By Maximos Pafilis, Bishop of Melitene
The ultimate day, no glorious consummation but the final prostration, bears the weight of a weariness not merely human but liturgical, like incense that suffocates rather than delights. Over Jerusalem hovers the heavy fatigue of the ages, a dust of victims’ skins and the sighs of slow-moving psalms; and its odour no longer persuades of sacrifice, it resembles more the insufferable intimacy of habit.
Within this landscape of ritualistic flamelessness, where the spirit’s hunger is confounded with the skin’s perspiration, He stands. And His voice is neither an arcane whisper, nor a maniacal cry; it is a shriek, like a blade of glass, which ruptures the stuporous piety.
“If any man thirst, let him come unto me, and drink.” The invitation does not ask for piety, it does not presuppose faith. It turns towards the dry necessity, the inarticulate cry of the flesh. It is a summons that offends those practiced in the management of the Divine, those trained in the diet of the commandments, those who have metabolised God into a permissible caloric allowance.
And the schism, like a natural reaction of the body, comes instantaneously; not as a philological or theological disagreement, but as a spasm. The multitude, an unrefined, thirsty body, feels something; it knows not what it is, but the truth has never presupposed epistemology: “This is in truth the Prophet.”
The others, the representatives of certified understanding, close their ears. His voice, for them, is not water, but a soured wine that threatens to corrode the steel of their authority. Their word, their reaction, comes not with enquiry but with a silent panic; Scripture as a wall, not an opening: “For doth the Christ come out of Galilee?” Localism as a theological argument, geography as a muzzle for God. Christ does not fit within their prophecies, therefore He does not exist.

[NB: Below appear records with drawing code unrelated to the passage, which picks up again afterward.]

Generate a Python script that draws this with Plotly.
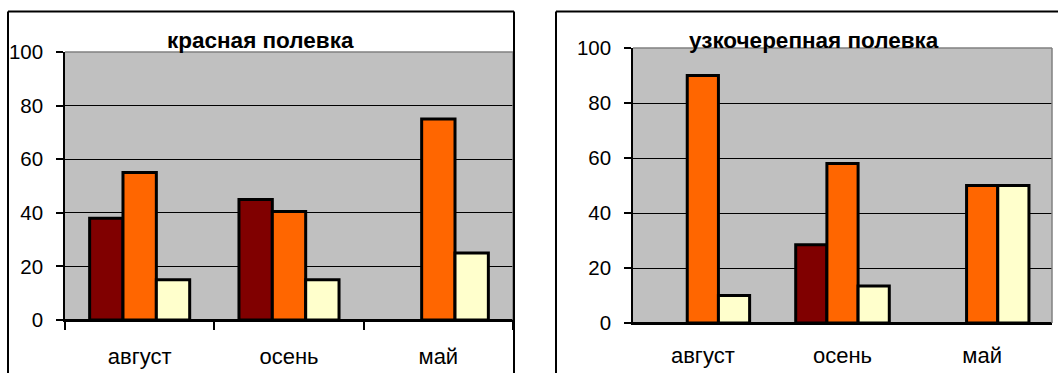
import plotly.graph_objects as go

W, H = 1058, 373

categories = ["август", "осень", "май"]
y_ticks = [0, 20, 40, 60, 80, 100]

# красная полевка
red_dark = [38, 45, None]
red_orange = [55, 40.5, 75]
red_yellow = [15, 15, 25]

# узкочерепная полевка
narrow_dark = [None, 28.5, None]
narrow_orange = [90, 58, 50]
narrow_yellow = [10, 13.5, 50]

colors = ["#800000", "#FF6600", "#FFFFCC"]
titles = ["красная полевка", "узкочерепная полевка"]

FONT = "Liberation Sans, Arial, sans-serif"

fig = go.Figure()

def add_series(vals_list, xa, ya):
    for vals, c in zip(vals_list, colors):
        fig.add_trace(go.Bar(
            x=categories, y=vals, xaxis=xa, yaxis=ya,
            marker=dict(color=c, line=dict(color="black", width=3)),
            showlegend=False, hoverinfo="x+y"))

add_series([red_dark, red_orange, red_yellow], "x", "y")
add_series([narrow_dark, narrow_orange, narrow_yellow], "x2", "y2")

def px_x(p):
    return p / W

def px_y(p):
    return 1 - p / H

yaxis_common = dict(
    range=[0, 100], tickvals=y_ticks, showgrid=True, gridcolor="black", gridwidth=1,
    zeroline=True, zerolinecolor="black", zerolinewidth=1.5,
    showline=True, linecolor="black", linewidth=1.5,
    ticks="outside", ticklen=7, tickcolor="black", tickwidth=1.5,
    ticklabelstandoff=9, automargin=False,
    tickfont=dict(family=FONT, size=20.5, color="black"), fixedrange=True)

fig.update_layout(
    template="none",
    width=W, height=H, margin=dict(l=0, r=0, t=0, b=0, pad=0), autosize=False,
    paper_bgcolor="white", plot_bgcolor="#C0C0C0",
    barmode="group", bargap=0.33, bargroupgap=0,
    xaxis=dict(domain=[px_x(65), px_x(513)], anchor="y", type="category", automargin=False,
               showline=True, linecolor="black", linewidth=1.5,
               ticks="outside", tickson="boundaries", ticklen=8, tickcolor="black", tickwidth=1.5,
               ticklabelstandoff=16,
               tickfont=dict(family=FONT, size=22, color="black"), showgrid=False, fixedrange=True),
    yaxis=dict(domain=[px_y(320), px_y(52)], anchor="x", **yaxis_common),
    xaxis2=dict(domain=[px_x(633), px_x(1052)], anchor="y2", type="category", automargin=False,
                showline=True, linecolor="black", linewidth=1.5,
                ticks="", ticklabelstandoff=12,
                tickfont=dict(family=FONT, size=22, color="black"), showgrid=False, fixedrange=True),
    yaxis2=dict(domain=[px_y(323), px_y(48)], anchor="x2", **yaxis_common),
)

shapes = []
# gray plot-area border (top and right)
for xr, yr in (("x domain", "y domain"), ("x2 domain", "y2 domain")):
    shapes.append(dict(type="line", xref=xr, yref=yr, x0=0, x1=1, y0=1, y1=1,
                       line=dict(color="#808080", width=1.5), layer="above"))
    shapes.append(dict(type="line", xref=xr, yref=yr, x0=1, x1=1, y0=0, y1=1,
                       line=dict(color="#808080", width=1.5), layer="above"))
# chart frames (drawn as lines, bottom edge lies outside the picture)
frame = dict(color="black", width=2)
top = px_y(11.5)
for x0, x1 in ((px_x(8), px_x(514)), (px_x(556), 1)):
    shapes.append(dict(type="line", xref="paper", yref="paper", x0=x0, x1=x1, y0=top, y1=top,
                       line=frame, layer="above"))
for xv in (px_x(8), px_x(514), px_x(556)):
    shapes.append(dict(type="line", xref="paper", yref="paper", x0=xv, x1=xv, y0=0, y1=top,
                       line=frame, layer="above"))
fig.update_layout(shapes=shapes)

fig.add_annotation(text="<b>" + titles[0] + "</b>", xref="paper", yref="paper",
                   x=px_x(260.5), y=px_y(41), xanchor="center", yanchor="middle",
                   showarrow=False, font=dict(family=FONT, size=22.5, color="black"))
fig.add_annotation(text="<b>" + titles[1] + "</b>", xref="paper", yref="paper",
                   x=px_x(813.5), y=px_y(41), xanchor="center", yanchor="middle",
                   showarrow=False, font=dict(family=FONT, size=22.5, color="black"))

fig.write_html("out.html")
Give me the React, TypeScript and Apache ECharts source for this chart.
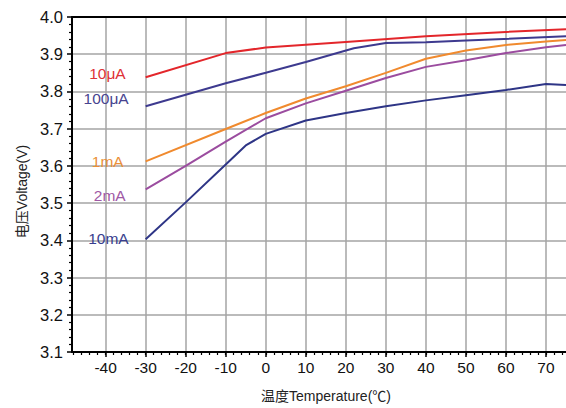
import React, { useEffect, useRef } from "react";
import * as echarts from "echarts";

// ---- data ----
const seriesNames = ["10μA", "100μA", "1mA", "2mA", "10mA"];

const temps10uA = [-30, -10, 0, 20, 40, 60, 75];
const volts10uA = [3.838, 3.903, 3.918, 3.933, 3.948, 3.96, 3.967];

const temps100uA = [-30, -10, 0, 10, 22, 30, 40, 50, 75];
const volts100uA = [3.76, 3.822, 3.85, 3.879, 3.916, 3.93, 3.932, 3.937, 3.948];

const temps1mA = [-30, -10, 0, 10, 20, 30, 40, 50, 60, 70, 75];
const volts1mA = [3.612, 3.699, 3.742, 3.781, 3.814, 3.85, 3.888, 3.91, 3.925, 3.934, 3.938];

const temps2mA = [-30, -20, -10, 0, 10, 20, 30, 40, 50, 60, 70, 75];
const volts2mA = [3.537, 3.6, 3.665, 3.728, 3.768, 3.802, 3.836, 3.866, 3.884, 3.903, 3.919, 3.925];

const temps10mA = [-30, -20, -10, -5, 0, 10, 20, 30, 40, 50, 60, 70, 75];
const volts10mA = [3.403, 3.502, 3.604, 3.655, 3.686, 3.722, 3.742, 3.76, 3.776, 3.79, 3.804, 3.82, 3.817];

const xTickLabels = [-40, -30, -20, -10, 0, 10, 20, 30, 40, 50, 60, 70];
const yTickLabels = ["3.1", "3.2", "3.3", "3.4", "3.5", "3.6", "3.7", "3.8", "3.9", "4.0"];

const xName = "温度Temperature(℃)";
const yName = "电压Voltage(V)";

// ---- styles ----
const lineColors = ["#e3262b", "#3d3a8f", "#f08a2e", "#9b4c9f", "#2e3586"];
const labelColors = ["#de3236", "#47438f", "#ea8f38", "#a058a5", "#383e8e"];
const labelDistance = [20, 17, 22, 20, 17];
const labelDy = [-4, -7.5, 0, 6.5, -1];

const FONT = "'Liberation Sans', Arial, 'Noto Sans CJK SC', sans-serif";
const X_MIN = -48.4;
const X_MAX = 75;

export default function App() {
  const ref = useRef<HTMLDivElement>(null);

  useEffect(() => {
    if (!ref.current) return;
    const chart = echarts.init(ref.current, null, { renderer: "svg" });

    const minorX: number[] = [];
    for (let v = -48; v <= 74; v += 2) minorX.push(v);

    const temps = [temps10uA, temps100uA, temps1mA, temps2mA, temps10mA];
    const volts = [volts10uA, volts100uA, volts1mA, volts2mA, volts10mA];

    const series = seriesNames.map((name, s) => ({
      type: "line",
      name,
      xAxisIndex: 0,
      yAxisIndex: 0,
      symbol: "circle",
      symbolSize: 0,
      showSymbol: true,
      silent: true,
      lineStyle: { color: lineColors[s], width: 2 },
      itemStyle: { color: lineColors[s] },
      emphasis: { disabled: true },
      data: temps[s].map((t, i) =>
        i === 0
          ? {
              value: [t, volts[s][i]],
              label: {
                show: true,
                position: "left",
                distance: labelDistance[s],
                offset: [0, labelDy[s]],
                formatter: name,
                color: labelColors[s],
                fontSize: 15.5,
                fontFamily: FONT,
              },
            }
          : [t, volts[s][i]]
      ),
    }));

    chart.setOption({
      animation: false,
      backgroundColor: "#ffffff",
      grid: { left: 72, top: 17, right: 0, bottom: 55 },
      xAxis: [
        {
          type: "value",
          min: X_MIN,
          max: X_MAX,
          position: "bottom",
          axisLine: { show: true, onZero: false, lineStyle: { color: "#000", width: 2 } },
          axisTick: {
            show: true,
            customValues: xTickLabels,
            length: 5,
            lineStyle: { color: "#000", width: 1.5 },
          },
          axisLabel: {
            customValues: xTickLabels,
            margin: 8,
            fontSize: 15.5,
            color: "#111",
            fontFamily: FONT,
          },
          splitLine: { show: true, lineStyle: { color: "#a4a4a4", width: 1.5 } },
          name: xName,
          nameLocation: "middle",
          nameGap: 37,
          nameTextStyle: {
            fontSize: 14,
            color: "#222",
            fontFamily: FONT,
            padding: [0, 0, 0, 14],
          },
        },
        {
          type: "value",
          min: X_MIN,
          max: X_MAX,
          position: "bottom",
          axisLine: { show: false },
          axisTick: {
            show: true,
            customValues: minorX,
            length: 3,
            lineStyle: { color: "#000", width: 1.2 },
          },
          axisLabel: { show: false },
          splitLine: { show: false },
        },
        {
          type: "value",
          min: X_MIN,
          max: X_MAX,
          position: "top",
          axisLine: { show: true, onZero: false, lineStyle: { color: "#000", width: 2 } },
          axisTick: { show: false },
          axisLabel: { show: false },
          splitLine: { show: false },
        },
      ],
      yAxis: {
        type: "value",
        min: 3.1,
        max: 4.0,
        interval: 0.1,
        axisLine: { show: true, onZero: false, lineStyle: { color: "#000", width: 2 } },
        axisTick: { show: true, length: 5, lineStyle: { color: "#000", width: 1.5 } },
        minorTick: { show: true, splitNumber: 5, length: 3, lineStyle: { color: "#000", width: 1.2 } },
        axisLabel: {
          margin: 9,
          fontSize: 16.5,
          color: "#111",
          fontFamily: FONT,
          formatter: (v: number) => {
            const idx = Math.round((v - 3.1) * 10);
            return yTickLabels[idx] ?? v.toFixed(1);
          },
        },
        splitLine: { show: true, lineStyle: { color: "#a4a4a4", width: 1.5 } },
        name: yName,
        nameLocation: "middle",
        nameGap: 39,
        nameRotate: 90,
        nameTextStyle: {
          fontSize: 14,
          color: "#222",
          fontFamily: FONT,
          padding: [0, 14, 0, 0],
        },
      },
      series,
    });

    return () => chart.dispose();
  }, []);

  return (
    <div
      ref={ref}
      style={{ position: "absolute", left: 0, top: 0, width: 566, height: 408 }}
    />
  );
}
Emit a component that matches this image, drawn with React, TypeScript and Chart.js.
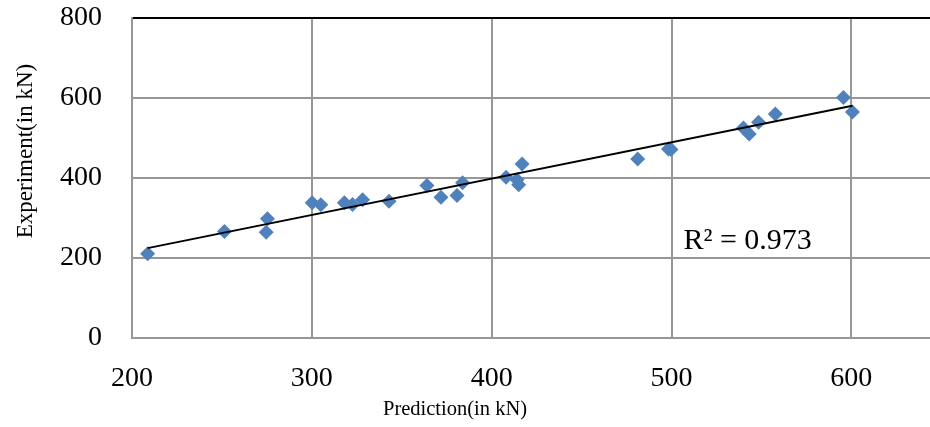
import React, { useEffect, useRef } from 'react';
import { Chart, registerables } from 'chart.js';

Chart.register(...registerables);

const prediction = [208.7, 251.4, 275.3, 274.6, 300.2, 305.0, 318.1, 322.6, 328.2, 342.9, 364.0, 371.8, 380.7, 383.8, 408.0, 414.1, 415.0, 416.9, 481.2, 498.3, 499.7, 540.0, 543.2, 548.4, 557.7, 595.6, 600.6];
const experiment = [210.5, 266.2, 297.8, 264.4, 337.7, 332.8, 337.7, 333.5, 345.2, 341.7, 380.9, 351.7, 356.0, 387.6, 401.6, 395.1, 382.6, 435.0, 447.5, 472.4, 471.2, 524.8, 509.9, 538.8, 559.7, 601.1, 564.7];

const xTicks = [200, 300, 400, 500, 600];
const yTicks = [0, 200, 400, 600, 800];

const trendSlope = 0.908;
const trendIntercept = 35;

const X_TITLE = 'Prediction(in kN)';
const Y_TITLE = 'Experiment(in kN)';
const R2_LABEL = 'R² = 0.973';
const R2_POS = [506.6, 241];

const FONT = '"Liberation Serif", "Times New Roman", serif';
const GRID = '#979797';

const SHIFT_Y = 29;
const EXTRA_W = 8;

const textPlugin = {
  id: 'textPlugin',
  afterDraw(chart: any) {
    const { ctx, scales } = chart;
    const x = scales.x;
    const y = scales.y;
    ctx.save();
    ctx.fillStyle = '#000';
    ctx.textBaseline = 'middle';
    ctx.textAlign = 'left';
    ctx.font = `30px ${FONT}`;
    ctx.fillText(R2_LABEL, x.getPixelForValue(R2_POS[0]), y.getPixelForValue(R2_POS[1]));
    ctx.textAlign = 'center';
    ctx.font = `20.5px ${FONT}`;
    ctx.fillText(X_TITLE, 455, 410 + SHIFT_Y);
    ctx.translate(26, 151 + SHIFT_Y);
    ctx.rotate(-Math.PI / 2);
    ctx.font = `23px ${FONT}`;
    ctx.fillText(Y_TITLE, 0, 0);
    ctx.restore();
  },
};

export default function App() {
  const ref = useRef<HTMLCanvasElement | null>(null);
  useEffect(() => {
    if (!ref.current) return;
    const pts = prediction.map((p, i) => ({ x: p, y: experiment[i] }));
    const xmin = Math.min(...prediction);
    const xmax = Math.max(...prediction);
    const trend = [
      { x: xmin, y: trendSlope * xmin + trendIntercept },
      { x: xmax, y: trendSlope * xmax + trendIntercept },
    ];
    const chart = new Chart(ref.current, {
      type: 'scatter',
      data: {
        datasets: [
          {
            type: 'line',
            data: trend,
            borderColor: '#000',
            borderWidth: 2,
            pointRadius: 0,
            fill: false,
            order: 0,
          } as any,
          {
            data: pts,
            pointStyle: 'rectRot',
            pointRadius: 7.5,
            backgroundColor: '#4F81BD',
            borderColor: '#4F81BD',
            borderWidth: 0,
            order: 1,
          },
        ],
      },
      options: {
        responsive: false,
        animation: false,
        layout: { padding: 0 },
        plugins: { legend: { display: false }, tooltip: { enabled: false } },
        scales: {
          x: {
            type: 'linear',
            min: 200,
            max: 644,
            afterBuildTicks: (axis: any) => {
              axis.ticks = xTicks.map((v) => ({ value: v }));
            },
            afterFit: (scale: any) => {
              scale.height = 89;
            },
            grid: { color: GRID, lineWidth: 2, drawTicks: false },
            border: { color: GRID, width: 2 },
            ticks: { color: '#000', font: { family: FONT, size: 28 }, padding: 24, maxRotation: 0 },
          },
          y: {
            type: 'linear',
            min: 0,
            max: 800,
            afterBuildTicks: (axis: any) => {
              axis.ticks = yTicks.map((v) => ({ value: v }));
            },
            afterFit: (scale: any) => {
              scale.width = 132;
            },
            grid: {
              color: (c: any) => (c.tick && c.tick.value === 800 ? '#000' : GRID),
              lineWidth: 2,
              drawTicks: false,
            },
            border: { color: GRID, width: 2 },
            ticks: { color: '#000', font: { family: FONT, size: 28 }, padding: 30 },
          },
        },
      },
      plugins: [textPlugin],
    });
    return () => chart.destroy();
  }, []);
  return (
    <div style={{ position: 'absolute', left: 0, top: 0, width: 930, height: 427, overflow: 'hidden', background: '#fff' }}>
      <canvas
        ref={ref}
        width={930 + EXTRA_W}
        height={427 + SHIFT_Y}
        style={{ position: 'absolute', left: 0, top: -SHIFT_Y }}
      />
    </div>
  );
}
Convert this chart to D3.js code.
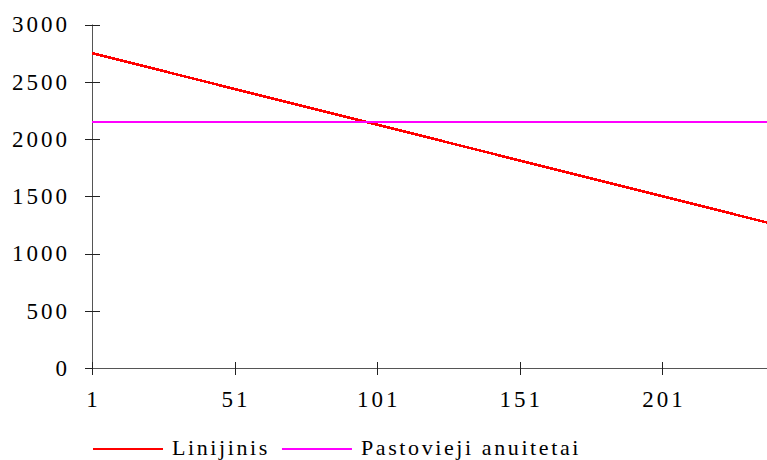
<!DOCTYPE html>
<html>
<head>
<meta charset="utf-8">
<script src="https://cdn.jsdelivr.net/npm/d3@7"></script>
<style>
  html, body { margin: 0; padding: 0; background: #fff; }
  svg { display: block; }
  text { font-family: "Liberation Serif", "Times New Roman", serif; fill: #000; }
</style>
</head>
<body>
<svg id="chart" width="767" height="460"></svg>
<script>
// Monthly loan payments: linear repayment vs. constant annuity
const periodsLinear = [1, 51, 101, 151, 201, 240];
const valuesLinear  = [2750, 2437, 2125, 1812, 1500, 1256];
const periodsAnnuity = [1, 240];
const valuesAnnuity  = [2149, 2149];
const yTicks = [0, 500, 1000, 1500, 2000, 2500, 3000];
const xTicks = [1, 51, 101, 151, 201];
const seriesNames = ["Linijinis", "Pastovieji anuitetai"];
const seriesColors = ["#ff0000", "#ff00ff"];

const svg = d3.select("#chart");

const x = d3.scaleLinear().domain([1, 240]).range([92, 773.7]);
const y = d3.scaleLinear().domain([0, 3000]).range([368, 24.5]);

const axisColor = "#555";

// Y axis: ticks crossing the axis line
const yAxis = svg.append("g").attr("transform", `translate(${x(1)},0)`);
yAxis.append("line")
  .attr("x1", 0.5).attr("x2", 0.5)
  .attr("y1", y(3000)).attr("y2", y(0))
  .attr("stroke", axisColor).attr("stroke-width", 1);
yAxis.selectAll("line.tick").data(yTicks).join("line")
  .attr("class", "tick")
  .attr("x1", -7).attr("x2", 8)
  .attr("y1", d => Math.round(y(d)) + 0.5).attr("y2", d => Math.round(y(d)) + 0.5)
  .attr("stroke", "#222").attr("stroke-width", 1);
yAxis.selectAll("text").data(yTicks).join("text")
  .attr("x", -22)
  .attr("y", d => y(d))
  .attr("dy", "0.34em")
  .attr("text-anchor", "end")
  .style("font-size", "23px")
  .style("letter-spacing", "3px")
  .text(d => d);

// X axis
const xAxis = svg.append("g").attr("transform", `translate(0,${Math.round(y(0))})`);
xAxis.append("line")
  .attr("x1", x(1)).attr("x2", 767)
  .attr("y1", 0.5).attr("y2", 0.5)
  .attr("stroke", axisColor).attr("stroke-width", 1);
xAxis.selectAll("line.tick").data(xTicks).join("line")
  .attr("class", "tick")
  .attr("x1", d => Math.round(x(d)) + 0.5).attr("x2", d => Math.round(x(d)) + 0.5)
  .attr("y1", -6).attr("y2", 7)
  .attr("stroke", "#222").attr("stroke-width", 1);
xAxis.selectAll("text").data(xTicks).join("text")
  .attr("x", d => x(d) + 1.5)
  .attr("y", 39)
  .attr("text-anchor", "middle")
  .style("font-size", "23px")
  .style("letter-spacing", "3px")
  .text(d => d);

// Series lines
const line = d3.line().x(d => x(d[0])).y(d => y(d[1]));
const seriesData = [
  d3.zip(periodsLinear, valuesLinear),
  d3.zip(periodsAnnuity, valuesAnnuity)
];
svg.append("g").selectAll("path").data(seriesData).join("path")
  .attr("d", line)
  .attr("fill", "none")
  .attr("stroke", (d, i) => seriesColors[i])
  .attr("stroke-width", (d, i) => i === 0 ? 2.6 : 2.2)
  .attr("shape-rendering", "crispEdges");

// Legend
const legend = svg.append("g").attr("transform", "translate(93,449)");
let cursor = 0;
seriesNames.forEach((name, i) => {
  legend.append("line")
    .attr("x1", cursor).attr("x2", cursor + 70)
    .attr("y1", 0).attr("y2", 0)
    .attr("stroke", seriesColors[i]).attr("stroke-width", 2);
  const t = legend.append("text")
    .attr("x", cursor + 79)
    .attr("y", 6)
    .style("font-size", "22px")
    .style("letter-spacing", "2.6px")
    .text(name);
  cursor += 79 + t.node().getComputedTextLength() + 12;
});
</script>
</body>
</html>
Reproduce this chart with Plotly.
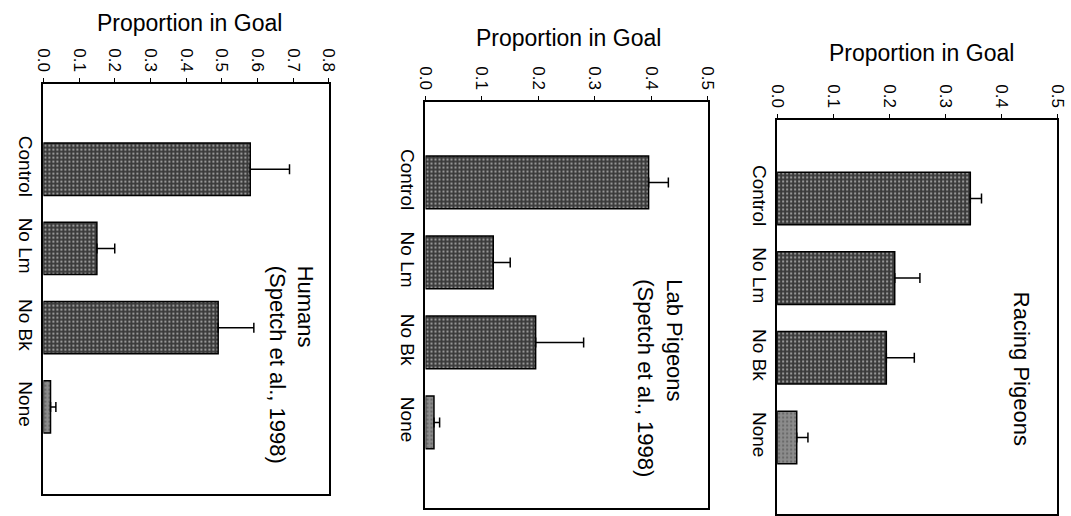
import plotly.graph_objects as go

categories = ["Control", "No Lm", "No Bk", "None"]

humans = [0.58, 0.15, 0.49, 0.02]
humans_err = [0.11, 0.05, 0.10, 0.015]

lab_pigeons = [0.395, 0.12, 0.195, 0.015]
lab_pigeons_err = [0.035, 0.03, 0.085, 0.01]

racing_pigeons = [0.345, 0.21, 0.195, 0.035]
racing_pigeons_err = [0.02, 0.045, 0.05, 0.02]

panel_labels = ["Humans<br>(Spetch et al., 1998)",
                "Lab Pigeons<br>(Spetch et al., 1998)",
                "Racing Pigeons"]
value_ranges = [[0, 0.8], [0, 0.5], [0, 0.5]]

FONT = "Liberation Sans, Arial, sans-serif"
bar_colors = ["#3a3a3a", "#3a3a3a", "#3a3a3a", "#8c8c8c"]
W, H = 1071, 516

panels = [
    dict(vals=humans, err=humans_err, xdom=[34/W, 324.5/W], ydom=[1-496/H, 1-84/H], yr=[4.1, -1.08],
         lab_x=287/W, lab_y=1-366/H, title_x=183/W, title_y=1-23/H),
    dict(vals=lab_pigeons, err=lab_pigeons_err, xdom=[423/W, 710.5/W], ydom=[1-510/H, 1-102/H], yr=[4.07, -1.01],
         lab_x=662/W, lab_y=1-380/H, title_x=569/W, title_y=1-38/H),
    dict(vals=racing_pigeons, err=racing_pigeons_err, xdom=[781/W, 1066/W], ydom=[0, 1-120/H], yr=[3.96, -0.99],
         lab_x=1030/W, lab_y=1-370/H, title_x=928/W, title_y=1-53/H),
]

fig = go.Figure()
layout = dict(
    width=W, height=H, margin=dict(l=0, r=0, t=0, b=0),
    paper_bgcolor="white", plot_bgcolor="white", showlegend=False,
    font=dict(family=FONT, color="black"),
    annotations=[],
)

for i, p in enumerate(panels):
    n = "" if i == 0 else str(i + 1)
    fig.add_trace(go.Bar(
        y=categories, x=p["vals"], orientation="h", width=0.66,
        xaxis="x" + n, yaxis="y" + n,
        marker=dict(color=bar_colors, line=dict(color="black", width=1.5),
                    pattern=dict(shape=".", fgcolor="#cfcfcf", size=4, solidity=0.25, fillmode="overlay")),
        error_x=dict(type="data", array=p["err"], arrayminus=[0]*4, symmetric=False,
                     color="black", thickness=1.5, width=5),
    ))
    layout["xaxis" + n] = dict(
        domain=p["xdom"], anchor="y" + n, side="top", range=value_ranges[i],
        dtick=0.1, tickformat=".1f", tickangle=90, ticks="outside", ticklen=4,
        tickcolor="black", showline=True, linecolor="black", linewidth=1.5,
        mirror=True, showgrid=False, zeroline=False,
        tickfont=dict(size=17, family=FONT, color="black"),
    )
    layout["yaxis" + n] = dict(
        domain=p["ydom"], anchor="x" + n, type="category",
        categoryorder="array", categoryarray=categories, range=p["yr"],
        tickangle=90, ticks="", showline=True, linecolor="black", linewidth=1.5,
        mirror=True, showgrid=False, zeroline=False,
        tickfont=dict(size=19, family=FONT, color="black"),
    )
    layout["annotations"].append(dict(
        text="Proportion in Goal", xref="paper", yref="paper",
        x=p["title_x"], y=p["title_y"], xanchor="center", yanchor="middle",
        showarrow=False, font=dict(size=23, family=FONT, color="black"),
    ))
    layout["annotations"].append(dict(
        text=panel_labels[i], xref="paper", yref="paper",
        x=p["lab_x"], y=p["lab_y"], xanchor="center", yanchor="middle",
        textangle=90, align="left", showarrow=False,
        font=dict(size=22, family=FONT, color="black"),
    ))

fig.update_layout(**layout)
fig.write_html(
    "out.html",
    config={"displayModeBar": False},
    post_script="document.documentElement.style.margin='0';document.body.style.margin='0';"
                "document.body.style.overflow='hidden';",
)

The attendants who had been dispatched return with a phrase that the edifice of the rulers cannot contain: “Never man spake thus.” They do not bring a report, they bring disquiet. His voice possesses something that dissolves the category of the human.
And the authorities, naked before their own inadequacy, respond as only authority knows how: with contempt. “Are ye also deceived?” To question is a sickness. The multitude, being ignorant, is condemned: “but this multitude which knoweth not the law are accursed.” Their ignorance becomes sin; their need, the cause of a curse. The Law, a tool of demarcation; God, a supplement to their own scholastic sufficiency.
And amidst them, with the diffidence of the night, the voice of Nicodemus. He does not confess, he does not contend. He only reminds, with legal tact and subterranean irony, that even their own rules have limits: “Doth our law judge the man, except it first hear from him, and know what he doeth?” As Saint John Chrysostom observes,[3] Nicodemus strips them bare: they are the true transgressors, they trample upon their Law without a hearing.
The response, a shameless insult: “Art thou also of Galilee?” Argument has perished; identity suffices for refutation. They bid him to investigate, at the very moment when investigation itself has been supplanted by prejudices attired in theological vestments.
And He, unbound by geographies, annuls the narrowness of place with a phrase that admits no borders: “I am the light of the world.” Not of Zion, nor of the holy feasts, but of the world. The phrase, as Stergios Sakkos notes,[4] reflects the memory of the great lamps of the Feast of Tabernacles which had just been extinguished. It is no longer a matter of place but of person. The light is not explained, it is not substantiated; it simply illuminates. “he that followeth me shall not walk in the darkness, but shall have the light of life.” The light becomes a condition of being, the silent promise of a vision not offered to the static.
And then comes the consummation of their bewilderment, the laughter of the darkness: “Thou bearest witness of thyself; thy witness is not true” (John 8:13). They demand proof from the light itself that it gives light. The aphasia of the spirit, the automatic suspicion of the dead towards any presence that does not fit their protocol.
Thus the schism remains; an abyss between thirst and formula, between flux and analysis. The thirsty “accursed” can smell the rain, whilst the masters of prognosis die of thirst, clutching in their hands the most precise map of the drought. The light, indifferent to their proficiencies, continues to shine. And the water, it shall not spring from the well-catalogued interpretation, but from a side opened, with blood and water; to irrigate the earth that the scribes had long since declared a barren cemetery.
[3] John Chrysostom, “Ta Heuriskomena Panta” [The Complete Works], in Patrologiae Cursus Completus: Series Graeca, ed. Jacques-Paul Migne, vol. 59 (Paris: J.-P. Migne, 1862), col. 288.
[4] Stergios N. Sakkos, Ermeneia Euaggelikon Perikopon [Interpretation of Gospel Passages], 3rd ed. (Thessaloniki: 1999), 93-94.